15/09/2011 08:56 BST | Updated 13/11/2011 05:12 GMT

Terry Wogan, a Korean Air Disaster and the Art of Management

Terry Wogan was right. Nobody knows anything in our business. Of course, he was referring to the radio industry and, having worked in it for many years, I would absolutely concur. But I think that observation can be applied further afield.

I find management a curious thing. Humans are endemically fallible and so a situation where an individual is given complete autonomy is both perplexing and dangerous. This is not unfounded speculation because I'm 'against the system,' or 'hate authority'; on the contrary, somebody has to take a basic level of responsibility otherwise nothing would ever be achieved. This belief has evolved over the years as a result of my own observations and those witnessed vicariously through others.

I suspect you've seen it before. At the Company X staff meeting, Manager Y tells you that it absolutely and categorically has to be done a specific way. He or she is certain that Competitor Z is doing it wrong and all the research supports the fact that doing it any other way would lead to certain failure. But then Manager Y is offered more power and remuneration so leaves to join the Competitor Z, who he or she openly berated, while Manager W is hired to run Company X and immediately undermines everything Manager Y has said revealing that the other way is, in fact, far better. And in the meantime, employees have to go along with it, despite days earlier being told it would lead to abject ruination.

And this is an endemic problem. The world of management is rife with contradiction as these senior individuals steer the ship towards a vision of their own making oblivious to the fact that they are human and are therefore riddled with error. I mean, think about it. One person with all of the answers all of the time? Surely incredibly rare if plausible at all.

What, then, is a simple, workable solution to this problem?

In 1997, Korean Air Flight 801 crashed on Nimitz Hill in Asan on approach to Won Pat International Airport. Of the 254 people on board, only 26 survived. The reason for the disaster was both fascinating and profound. The aeroplane ran in to a problem as a result of pilot error and despite the co-pilot observing this error, it would have been seen as a mark of disrespect to challenge his superior. So the aircraft crashed unnecessarily.

Following the tragedy, the culture at Korean Air changed completely. The hierarchy of pilot and co-pilot remained, but cultural deference was eradicated from the cockpit allowing freedom to challenge decisions if they are deemed inappropriate or in contrast to the safety of the flight. In fact, this is now a situation replicated among all airlines.

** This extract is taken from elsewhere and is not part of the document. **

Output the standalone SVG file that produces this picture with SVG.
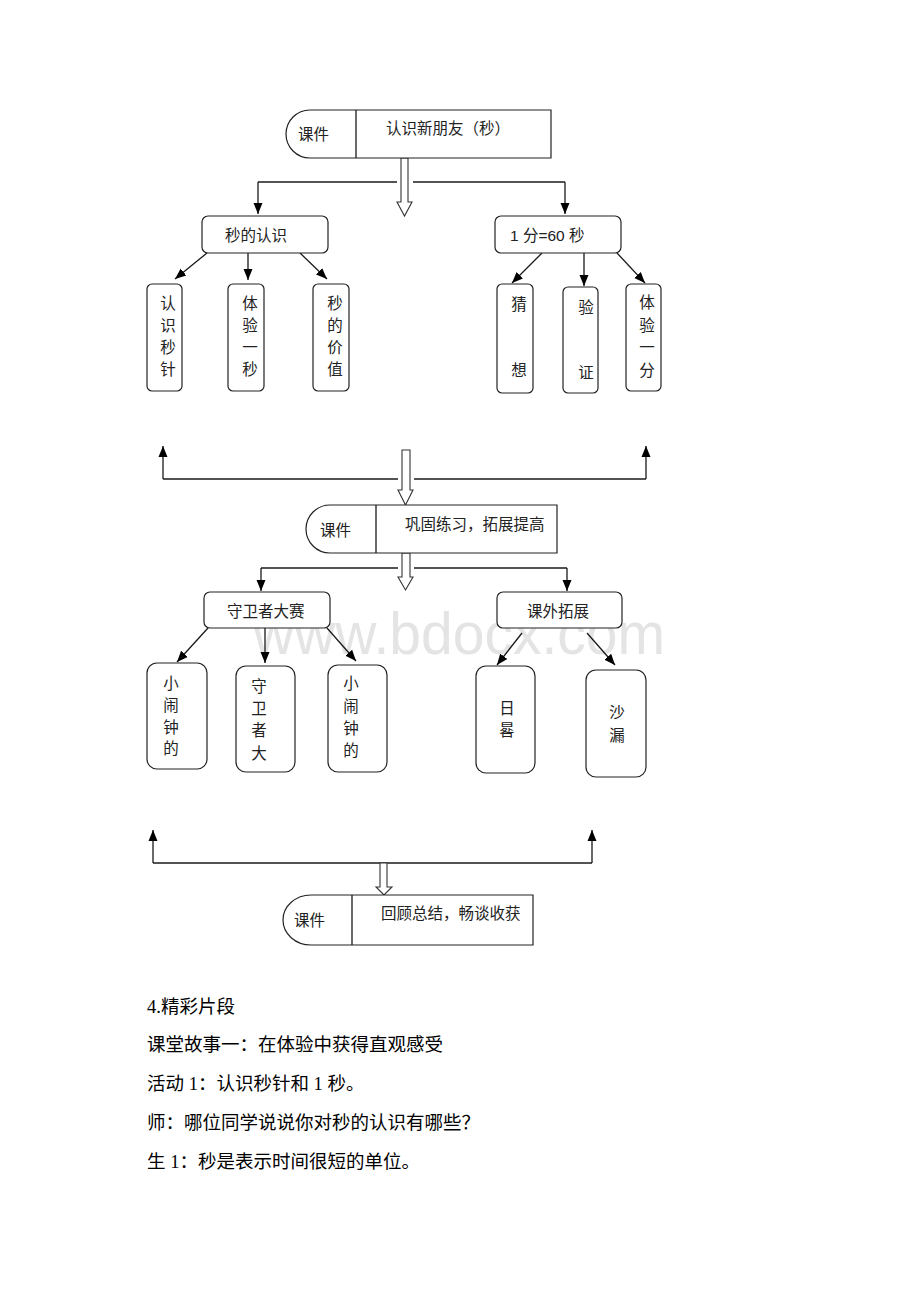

Modern day dynamics of an aircraft cockpit, therefore, serve as a logical and sensible template for modern day management. It would be refreshing to have a situation where management was not seen as the be-all and end-all decision making machine, pushing the business and employees in to a maze of ill founded and contradictory avenues. It would be refreshing to remove the certainty of human fallibility by allowing other minds freedom to voice their concerns; many subordinates have predicted the demise of a business idea long before their superiors.

Naturally, this will make many managers feel uncomfortable. It's hard for them to invite feedback or embrace wisdom from the office junior; ego and all sorts of other insecurities will be prevalent in those situations. But it's a manager's job to ensure things are done well and allowing others a space to contribute, suggest and challenge is all part doing things well. And if they really care about the company, the wisdom of Terry Wogan coupled with the lessons from a Korean air disaster will resonate with every key decision being made.